I Thought I Was Lazy. Turns Out I Was Just Extremely Burned Out.

There was a period of time where I genuinely thought I had become lazy.
Not “take a nap on Sunday” lazy. I mean the kind of lazy where answering a text message felt like an Olympic event. The kind where dishes started looking emotionally aggressive. The kind where opening my laptop required the same psychological preparation as filing taxes during a hostage situation.
And because I am an adult with internet access, I naturally responded by bullying myself about it internally.
“Other people are managing more than this.”

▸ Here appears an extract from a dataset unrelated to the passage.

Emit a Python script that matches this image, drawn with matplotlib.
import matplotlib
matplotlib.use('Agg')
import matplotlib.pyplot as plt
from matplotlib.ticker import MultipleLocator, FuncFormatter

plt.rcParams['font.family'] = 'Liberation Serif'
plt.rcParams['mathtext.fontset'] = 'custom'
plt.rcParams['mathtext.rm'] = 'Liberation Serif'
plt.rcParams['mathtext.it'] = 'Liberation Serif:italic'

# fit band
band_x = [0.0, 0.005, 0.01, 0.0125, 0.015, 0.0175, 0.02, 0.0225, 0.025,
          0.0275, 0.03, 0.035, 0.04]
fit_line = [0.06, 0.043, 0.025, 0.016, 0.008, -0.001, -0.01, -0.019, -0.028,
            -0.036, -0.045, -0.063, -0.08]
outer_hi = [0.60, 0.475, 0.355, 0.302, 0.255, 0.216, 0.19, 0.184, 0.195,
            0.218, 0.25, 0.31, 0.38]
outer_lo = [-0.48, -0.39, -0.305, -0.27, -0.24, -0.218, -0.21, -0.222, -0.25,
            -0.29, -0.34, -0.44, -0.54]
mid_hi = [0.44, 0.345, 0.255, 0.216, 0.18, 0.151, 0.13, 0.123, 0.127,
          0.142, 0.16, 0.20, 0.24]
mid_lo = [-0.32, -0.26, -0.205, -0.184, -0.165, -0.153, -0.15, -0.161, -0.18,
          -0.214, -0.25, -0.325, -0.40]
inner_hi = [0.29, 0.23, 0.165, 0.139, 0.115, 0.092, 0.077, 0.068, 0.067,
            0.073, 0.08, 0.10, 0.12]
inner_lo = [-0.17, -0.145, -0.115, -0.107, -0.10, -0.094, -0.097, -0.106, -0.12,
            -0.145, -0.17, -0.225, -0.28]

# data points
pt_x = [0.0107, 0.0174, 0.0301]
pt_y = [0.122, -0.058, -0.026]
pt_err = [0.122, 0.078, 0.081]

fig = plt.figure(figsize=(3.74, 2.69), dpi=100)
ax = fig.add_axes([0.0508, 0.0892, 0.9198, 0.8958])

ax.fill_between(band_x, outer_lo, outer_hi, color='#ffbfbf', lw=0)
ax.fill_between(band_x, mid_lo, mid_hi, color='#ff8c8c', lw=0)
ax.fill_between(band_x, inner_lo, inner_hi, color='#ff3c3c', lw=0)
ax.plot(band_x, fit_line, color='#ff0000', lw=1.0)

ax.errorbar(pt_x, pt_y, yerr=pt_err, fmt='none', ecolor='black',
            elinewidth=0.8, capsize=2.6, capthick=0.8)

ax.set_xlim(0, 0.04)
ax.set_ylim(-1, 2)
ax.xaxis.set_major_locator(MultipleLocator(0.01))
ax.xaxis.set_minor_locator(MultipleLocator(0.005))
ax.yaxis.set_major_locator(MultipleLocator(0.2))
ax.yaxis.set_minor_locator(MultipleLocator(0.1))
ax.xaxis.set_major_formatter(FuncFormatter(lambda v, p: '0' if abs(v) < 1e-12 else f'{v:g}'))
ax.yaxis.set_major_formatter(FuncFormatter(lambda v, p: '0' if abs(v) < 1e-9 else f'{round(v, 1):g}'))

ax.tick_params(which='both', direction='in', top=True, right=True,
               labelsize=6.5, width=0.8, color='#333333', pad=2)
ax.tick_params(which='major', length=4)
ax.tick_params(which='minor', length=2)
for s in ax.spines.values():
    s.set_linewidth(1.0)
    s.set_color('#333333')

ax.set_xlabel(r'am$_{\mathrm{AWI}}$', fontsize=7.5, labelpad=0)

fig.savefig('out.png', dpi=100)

“You just need discipline.”
“You’re wasting time.”
“Get it together.”
Which is interesting, because if someone I cared about told me they were exhausted, overwhelmed, emotionally numb, struggling to focus, and barely functioning under the weight of life, I would never call them lazy. I would probably tell them they needed rest. Support. Space to breathe. Maybe a snack and a nap. Possibly a long walk where nobody speaks to them. But when it came to me? Apparently the rules were different.

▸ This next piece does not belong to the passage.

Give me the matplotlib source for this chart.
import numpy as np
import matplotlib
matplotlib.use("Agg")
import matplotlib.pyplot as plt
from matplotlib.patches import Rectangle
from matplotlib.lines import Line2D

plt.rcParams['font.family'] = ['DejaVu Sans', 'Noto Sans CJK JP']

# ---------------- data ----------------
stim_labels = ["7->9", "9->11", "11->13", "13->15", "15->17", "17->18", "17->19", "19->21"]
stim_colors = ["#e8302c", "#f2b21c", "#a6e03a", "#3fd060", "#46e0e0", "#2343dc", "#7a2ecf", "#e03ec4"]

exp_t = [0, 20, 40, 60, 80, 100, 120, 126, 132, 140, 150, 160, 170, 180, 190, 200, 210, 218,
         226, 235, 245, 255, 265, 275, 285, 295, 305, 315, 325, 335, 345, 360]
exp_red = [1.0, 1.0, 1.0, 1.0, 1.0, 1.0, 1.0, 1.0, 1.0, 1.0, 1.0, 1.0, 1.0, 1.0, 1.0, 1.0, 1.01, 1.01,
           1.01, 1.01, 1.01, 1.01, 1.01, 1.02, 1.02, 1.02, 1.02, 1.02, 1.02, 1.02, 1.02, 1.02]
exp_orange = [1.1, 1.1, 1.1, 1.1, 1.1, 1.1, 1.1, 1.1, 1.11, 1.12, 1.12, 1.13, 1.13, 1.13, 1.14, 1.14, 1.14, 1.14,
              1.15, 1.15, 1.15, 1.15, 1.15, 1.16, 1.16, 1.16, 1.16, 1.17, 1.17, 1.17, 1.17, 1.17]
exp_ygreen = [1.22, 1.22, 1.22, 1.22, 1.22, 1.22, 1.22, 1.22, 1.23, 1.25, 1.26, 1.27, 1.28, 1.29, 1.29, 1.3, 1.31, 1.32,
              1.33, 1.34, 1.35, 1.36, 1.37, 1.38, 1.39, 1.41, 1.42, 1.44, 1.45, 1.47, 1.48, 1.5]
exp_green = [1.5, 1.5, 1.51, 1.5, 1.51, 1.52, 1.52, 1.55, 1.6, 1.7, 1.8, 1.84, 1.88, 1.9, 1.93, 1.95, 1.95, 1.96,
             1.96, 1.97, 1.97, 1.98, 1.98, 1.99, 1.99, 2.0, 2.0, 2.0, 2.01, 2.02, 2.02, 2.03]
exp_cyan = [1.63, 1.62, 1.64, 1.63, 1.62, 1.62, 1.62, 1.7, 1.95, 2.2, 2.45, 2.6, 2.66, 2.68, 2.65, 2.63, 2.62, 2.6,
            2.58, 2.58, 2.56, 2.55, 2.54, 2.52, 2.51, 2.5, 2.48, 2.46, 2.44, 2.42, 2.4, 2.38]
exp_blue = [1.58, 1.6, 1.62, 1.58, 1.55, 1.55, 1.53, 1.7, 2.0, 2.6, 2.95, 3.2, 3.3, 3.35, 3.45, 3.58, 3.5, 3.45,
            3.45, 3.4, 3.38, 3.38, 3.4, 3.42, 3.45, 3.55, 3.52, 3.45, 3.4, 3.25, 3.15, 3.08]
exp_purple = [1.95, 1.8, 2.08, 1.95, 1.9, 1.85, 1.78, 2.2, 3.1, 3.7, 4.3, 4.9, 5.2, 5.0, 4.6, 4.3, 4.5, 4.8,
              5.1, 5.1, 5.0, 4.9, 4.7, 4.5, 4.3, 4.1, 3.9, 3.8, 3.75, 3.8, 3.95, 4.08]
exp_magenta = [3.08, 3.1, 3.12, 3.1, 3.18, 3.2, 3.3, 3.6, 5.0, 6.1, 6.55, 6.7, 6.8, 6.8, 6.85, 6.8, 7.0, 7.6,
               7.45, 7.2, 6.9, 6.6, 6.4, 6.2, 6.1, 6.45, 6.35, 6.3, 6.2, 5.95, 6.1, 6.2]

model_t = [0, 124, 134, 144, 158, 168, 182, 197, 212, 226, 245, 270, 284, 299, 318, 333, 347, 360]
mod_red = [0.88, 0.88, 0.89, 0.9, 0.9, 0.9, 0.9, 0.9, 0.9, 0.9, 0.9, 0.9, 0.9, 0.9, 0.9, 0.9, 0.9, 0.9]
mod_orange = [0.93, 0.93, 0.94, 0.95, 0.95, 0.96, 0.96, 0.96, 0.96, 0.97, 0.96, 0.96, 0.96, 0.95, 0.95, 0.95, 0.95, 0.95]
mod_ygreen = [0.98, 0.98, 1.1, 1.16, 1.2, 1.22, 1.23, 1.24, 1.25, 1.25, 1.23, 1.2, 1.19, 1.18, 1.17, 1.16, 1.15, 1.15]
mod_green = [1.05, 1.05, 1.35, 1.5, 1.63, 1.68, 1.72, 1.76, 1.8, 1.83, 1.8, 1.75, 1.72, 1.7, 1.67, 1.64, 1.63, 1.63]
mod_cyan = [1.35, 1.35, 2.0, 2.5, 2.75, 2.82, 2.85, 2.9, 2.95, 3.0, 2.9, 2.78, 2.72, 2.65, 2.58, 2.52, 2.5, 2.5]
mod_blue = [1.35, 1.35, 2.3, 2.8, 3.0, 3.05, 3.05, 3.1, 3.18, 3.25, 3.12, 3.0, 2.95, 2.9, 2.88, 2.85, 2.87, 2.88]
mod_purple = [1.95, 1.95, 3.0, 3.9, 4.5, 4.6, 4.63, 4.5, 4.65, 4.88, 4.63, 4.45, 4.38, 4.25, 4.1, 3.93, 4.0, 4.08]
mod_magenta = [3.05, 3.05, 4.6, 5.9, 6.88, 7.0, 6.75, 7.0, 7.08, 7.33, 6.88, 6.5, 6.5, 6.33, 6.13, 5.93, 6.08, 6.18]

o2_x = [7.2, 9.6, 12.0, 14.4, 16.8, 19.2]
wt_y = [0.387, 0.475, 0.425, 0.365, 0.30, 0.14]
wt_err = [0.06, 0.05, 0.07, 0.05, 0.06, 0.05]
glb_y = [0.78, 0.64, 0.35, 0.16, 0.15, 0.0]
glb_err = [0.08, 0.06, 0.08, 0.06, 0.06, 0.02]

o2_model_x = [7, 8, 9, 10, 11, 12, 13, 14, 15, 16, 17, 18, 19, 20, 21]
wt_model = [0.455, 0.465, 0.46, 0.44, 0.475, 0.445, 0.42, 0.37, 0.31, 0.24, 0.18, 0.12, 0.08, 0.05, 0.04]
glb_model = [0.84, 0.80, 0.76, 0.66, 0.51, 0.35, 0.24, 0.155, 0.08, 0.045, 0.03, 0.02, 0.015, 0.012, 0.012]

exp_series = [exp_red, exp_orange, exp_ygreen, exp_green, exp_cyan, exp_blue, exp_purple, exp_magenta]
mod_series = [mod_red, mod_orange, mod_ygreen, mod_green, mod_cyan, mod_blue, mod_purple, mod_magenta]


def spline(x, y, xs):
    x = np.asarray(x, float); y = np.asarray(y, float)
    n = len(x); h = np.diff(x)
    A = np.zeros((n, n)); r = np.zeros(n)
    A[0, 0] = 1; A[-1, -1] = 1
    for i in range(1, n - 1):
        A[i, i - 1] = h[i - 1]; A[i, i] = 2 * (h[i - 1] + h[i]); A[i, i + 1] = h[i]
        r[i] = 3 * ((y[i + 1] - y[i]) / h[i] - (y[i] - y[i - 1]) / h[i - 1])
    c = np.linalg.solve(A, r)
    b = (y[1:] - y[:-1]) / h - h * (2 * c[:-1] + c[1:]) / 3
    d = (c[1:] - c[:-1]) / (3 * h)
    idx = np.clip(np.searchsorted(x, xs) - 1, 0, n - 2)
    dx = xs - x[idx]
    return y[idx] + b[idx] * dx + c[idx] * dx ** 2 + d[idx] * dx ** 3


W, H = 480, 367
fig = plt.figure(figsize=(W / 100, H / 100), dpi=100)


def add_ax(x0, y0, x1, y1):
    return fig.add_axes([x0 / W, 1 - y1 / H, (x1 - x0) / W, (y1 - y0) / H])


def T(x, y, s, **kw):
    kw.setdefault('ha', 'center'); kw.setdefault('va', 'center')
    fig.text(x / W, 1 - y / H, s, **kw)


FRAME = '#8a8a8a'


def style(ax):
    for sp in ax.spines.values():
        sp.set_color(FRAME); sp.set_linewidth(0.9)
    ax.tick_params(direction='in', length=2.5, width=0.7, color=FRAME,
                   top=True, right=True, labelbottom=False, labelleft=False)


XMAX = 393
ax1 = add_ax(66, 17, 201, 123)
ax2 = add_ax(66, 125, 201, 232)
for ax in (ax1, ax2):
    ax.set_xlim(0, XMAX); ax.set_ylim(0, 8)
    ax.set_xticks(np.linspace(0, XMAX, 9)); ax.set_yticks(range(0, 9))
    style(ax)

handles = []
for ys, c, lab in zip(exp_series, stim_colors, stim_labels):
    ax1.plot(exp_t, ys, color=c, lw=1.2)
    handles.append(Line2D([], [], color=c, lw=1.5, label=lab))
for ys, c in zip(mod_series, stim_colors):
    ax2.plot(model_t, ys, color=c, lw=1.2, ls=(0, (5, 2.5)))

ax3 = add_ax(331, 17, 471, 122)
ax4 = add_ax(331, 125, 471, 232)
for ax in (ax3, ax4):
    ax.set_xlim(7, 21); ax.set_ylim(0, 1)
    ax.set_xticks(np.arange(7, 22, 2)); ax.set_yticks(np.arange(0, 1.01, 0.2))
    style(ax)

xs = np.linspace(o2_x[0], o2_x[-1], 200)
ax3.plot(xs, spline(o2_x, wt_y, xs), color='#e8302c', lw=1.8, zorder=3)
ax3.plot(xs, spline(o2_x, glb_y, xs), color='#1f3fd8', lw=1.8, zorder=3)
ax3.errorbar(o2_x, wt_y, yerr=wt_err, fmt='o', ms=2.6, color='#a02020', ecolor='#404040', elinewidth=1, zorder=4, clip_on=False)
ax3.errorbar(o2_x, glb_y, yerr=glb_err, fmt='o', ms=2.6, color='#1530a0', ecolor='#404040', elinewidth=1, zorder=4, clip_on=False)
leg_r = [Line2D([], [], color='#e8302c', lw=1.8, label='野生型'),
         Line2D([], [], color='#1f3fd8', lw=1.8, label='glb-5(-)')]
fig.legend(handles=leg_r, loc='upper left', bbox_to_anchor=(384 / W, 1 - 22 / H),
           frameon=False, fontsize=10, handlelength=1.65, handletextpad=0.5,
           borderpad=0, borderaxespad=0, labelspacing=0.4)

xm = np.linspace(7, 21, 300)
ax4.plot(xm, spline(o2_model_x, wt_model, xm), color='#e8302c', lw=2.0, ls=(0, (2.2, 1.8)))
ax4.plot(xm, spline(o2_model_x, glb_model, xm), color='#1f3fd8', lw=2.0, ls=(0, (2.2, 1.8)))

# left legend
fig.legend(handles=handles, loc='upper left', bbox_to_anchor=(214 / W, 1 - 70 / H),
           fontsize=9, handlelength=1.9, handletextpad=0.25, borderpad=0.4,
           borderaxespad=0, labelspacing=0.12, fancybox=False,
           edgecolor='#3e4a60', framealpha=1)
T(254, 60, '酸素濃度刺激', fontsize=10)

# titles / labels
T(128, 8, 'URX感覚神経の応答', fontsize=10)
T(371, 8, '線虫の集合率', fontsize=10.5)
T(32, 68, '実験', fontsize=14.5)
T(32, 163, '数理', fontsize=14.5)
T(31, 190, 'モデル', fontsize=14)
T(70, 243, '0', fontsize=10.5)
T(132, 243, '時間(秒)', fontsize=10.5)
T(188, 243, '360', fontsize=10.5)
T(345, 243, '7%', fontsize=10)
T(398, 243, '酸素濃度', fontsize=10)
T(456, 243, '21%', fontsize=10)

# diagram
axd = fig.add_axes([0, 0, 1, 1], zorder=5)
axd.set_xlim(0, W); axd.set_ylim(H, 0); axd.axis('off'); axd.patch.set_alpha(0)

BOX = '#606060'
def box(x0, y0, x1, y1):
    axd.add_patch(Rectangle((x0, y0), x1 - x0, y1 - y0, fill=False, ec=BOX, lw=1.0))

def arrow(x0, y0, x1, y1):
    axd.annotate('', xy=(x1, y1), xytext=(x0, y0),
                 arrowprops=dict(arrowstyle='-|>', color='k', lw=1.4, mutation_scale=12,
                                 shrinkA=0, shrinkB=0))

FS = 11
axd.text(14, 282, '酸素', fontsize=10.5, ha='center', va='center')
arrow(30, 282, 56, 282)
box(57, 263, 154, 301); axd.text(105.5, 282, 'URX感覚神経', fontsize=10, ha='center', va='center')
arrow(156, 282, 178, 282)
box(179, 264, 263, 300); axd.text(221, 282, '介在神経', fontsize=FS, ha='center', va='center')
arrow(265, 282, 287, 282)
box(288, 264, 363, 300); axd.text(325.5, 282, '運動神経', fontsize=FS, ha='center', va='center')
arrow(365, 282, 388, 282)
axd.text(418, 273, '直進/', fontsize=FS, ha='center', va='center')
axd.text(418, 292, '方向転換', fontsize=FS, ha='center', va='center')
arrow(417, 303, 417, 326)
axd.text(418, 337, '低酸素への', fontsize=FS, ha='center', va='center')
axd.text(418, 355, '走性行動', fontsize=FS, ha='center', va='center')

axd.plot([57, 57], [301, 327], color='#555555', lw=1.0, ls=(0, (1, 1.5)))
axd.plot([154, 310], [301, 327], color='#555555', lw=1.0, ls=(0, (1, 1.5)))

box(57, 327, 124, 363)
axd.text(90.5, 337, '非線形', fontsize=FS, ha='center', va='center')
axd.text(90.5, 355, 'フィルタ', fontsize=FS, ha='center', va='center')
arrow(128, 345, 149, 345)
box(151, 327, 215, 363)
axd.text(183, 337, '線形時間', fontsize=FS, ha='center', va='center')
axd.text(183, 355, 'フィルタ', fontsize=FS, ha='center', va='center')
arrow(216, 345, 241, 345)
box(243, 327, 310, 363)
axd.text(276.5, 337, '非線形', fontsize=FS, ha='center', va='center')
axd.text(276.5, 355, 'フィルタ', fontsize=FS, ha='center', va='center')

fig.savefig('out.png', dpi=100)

I think a lot of us have confused burnout with failure because burnout does not always look dramatic. Sometimes it looks like still showing up to work while quietly falling apart. Sometimes it looks like functioning just enough to convince everyone else you are okay. Sometimes it looks like being so emotionally exhausted that even things you enjoy start feeling like obligations.
And the worst part is that burnout can make you feel guilty for being burned out. You start judging yourself for struggling with things that used to feel easy. You compare your current capacity to some past version of yourself who had energy, motivation, and functioning neurotransmitters. You keep trying to “push through” because that has worked before, except now your brain feels like it has 37 tabs open and one of them is playing music but you cannot figure out which one.
At some point, I realized I was not dealing with laziness at all. I was dealing with depletion. There is a difference. Lazy people are usually enjoying themselves. I was not enjoying anything. I was tired in a way that sleep was not fixing. Emotionally overloaded. Mentally crowded. Constantly overstimulated. Carrying stress so long that my body had started treating survival mode like a personality trait.
And honestly? I think a lot of people are there right now.
We live in a world that rewards overextension and then acts surprised when people collapse under the weight of it. Everything is urgent. Everything is loud. Everyone is reachable at all times. Most of us are carrying responsibilities, stress, grief, financial pressure, uncertainty, overstimulation, and emotional labor simultaneously while pretending this is somehow normal human behavior. Then we blame ourselves for struggling to answer emails.
Amazing system we have created here.
What nobody tells you about burnout is that it shrinks your world. Small tasks start feeling enormous. Decisions become exhausting. Motivation disappears first, then joy quietly leaves behind it. You stop feeling like yourself, but you cannot remember exactly when it happened.
You just know you are tired all the time. Not sleepy. Tired.
And I think many of us have spent so much time operating in survival mode that we no longer recognize what safety, calm, or rest even feel like in our own bodies. We think exhaustion is just adulthood. We think overwhelm is normal. We think constantly pushing ourselves is responsibility.
Maybe some of us have not been lazy at all.
Maybe some of us have simply been carrying too much for too long without enough recovery in between. I do not have a perfectly inspiring ending for this yet because I am still figuring it out myself.
But I do know this:
You cannot shame yourself into feeling restored.
And maybe the first step is learning to stop calling ourselves lazy when what we really are is exhausted.